— Extracted entries —

** Begin **

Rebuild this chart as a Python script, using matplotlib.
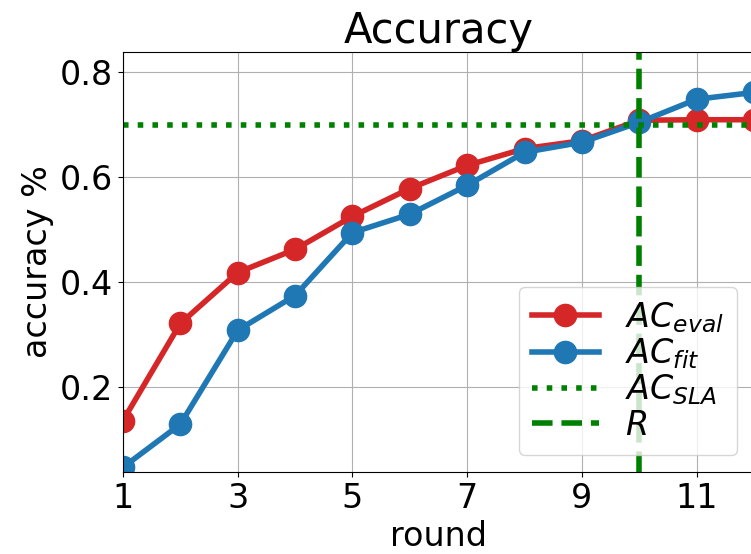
import numpy as np
import matplotlib
matplotlib.use('Agg')
import matplotlib.pyplot as plt

rounds = np.arange(1, 13)
ac_eval = [0.137, 0.322, 0.419, 0.463, 0.526, 0.579, 0.623, 0.655, 0.670, 0.709, 0.710, 0.710]
ac_fit = [0.048, 0.130, 0.309, 0.375, 0.495, 0.530, 0.585, 0.648, 0.667, 0.705, 0.749, 0.762]
ac_sla = 0.7
r_round = 10

fig = plt.figure(figsize=(7.51, 5.54), dpi=100)
ax = fig.add_axes([123 / 751, 82 / 554, 631 / 751, 420 / 554])

ax.plot(rounds, ac_eval, color='tab:red', marker='o', lw=4, markersize=16, label=r'$AC_{eval}$')
ax.plot(rounds, ac_fit, color='tab:blue', marker='o', lw=4, markersize=16, label=r'$AC_{fit}$')
ax.axhline(ac_sla, color='green', linestyle=':', lw=4, label=r'$AC_{SLA}$')
ax.axvline(r_round, color='green', linestyle='--', lw=4, label=r'$R$')

ax.set_xlim(1, 12)
ax.set_ylim(0.039, 0.839)
ax.set_xticks([1, 3, 5, 7, 9, 11])
ax.set_yticks([0.2, 0.4, 0.6, 0.8])
ax.tick_params(labelsize=24)
ax.grid(True)
ax.set_axisbelow(True)

ax.set_title('Accuracy', fontsize=30)
ax.set_xlabel('round', fontsize=24)
ax.set_ylabel('accuracy %', fontsize=24)
ax.legend(loc='lower right', fontsize=24, labelspacing=0.05)

fig.savefig('out.png', dpi=100)
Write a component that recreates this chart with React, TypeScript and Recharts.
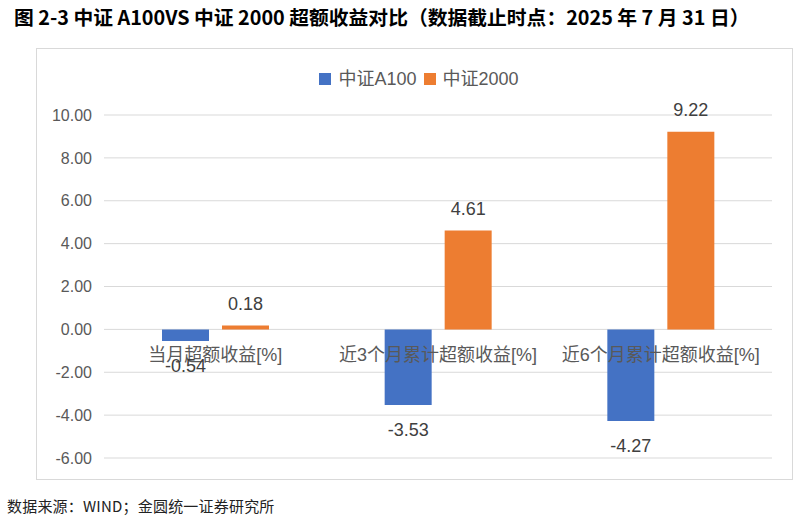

** End **

Copy all the lines of data exactly as they appear, dropping any images.

Rebuild this chart as a Python script, using matplotlib.
import numpy as np
import matplotlib
matplotlib.use('Agg')
import matplotlib.pyplot as plt

rounds = np.arange(1, 13)
ac_eval = [0.137, 0.322, 0.419, 0.463, 0.526, 0.579, 0.623, 0.655, 0.670, 0.709, 0.710, 0.710]
ac_fit = [0.048, 0.130, 0.309, 0.375, 0.495, 0.530, 0.585, 0.648, 0.667, 0.705, 0.749, 0.762]
ac_sla = 0.7
r_round = 10

fig = plt.figure(figsize=(7.51, 5.54), dpi=100)
ax = fig.add_axes([123 / 751, 82 / 554, 631 / 751, 420 / 554])

ax.plot(rounds, ac_eval, color='tab:red', marker='o', lw=4, markersize=16, label=r'$AC_{eval}$')
ax.plot(rounds, ac_fit, color='tab:blue', marker='o', lw=4, markersize=16, label=r'$AC_{fit}$')
ax.axhline(ac_sla, color='green', linestyle=':', lw=4, label=r'$AC_{SLA}$')
ax.axvline(r_round, color='green', linestyle='--', lw=4, label=r'$R$')

ax.set_xlim(1, 12)
ax.set_ylim(0.039, 0.839)
ax.set_xticks([1, 3, 5, 7, 9, 11])
ax.set_yticks([0.2, 0.4, 0.6, 0.8])
ax.tick_params(labelsize=24)
ax.grid(True)
ax.set_axisbelow(True)

ax.set_title('Accuracy', fontsize=30)
ax.set_xlabel('round', fontsize=24)
ax.set_ylabel('accuracy %', fontsize=24)
ax.legend(loc='lower right', fontsize=24, labelspacing=0.05)

fig.savefig('out.png', dpi=100)
Write a component that recreates this chart with React, TypeScript and Recharts.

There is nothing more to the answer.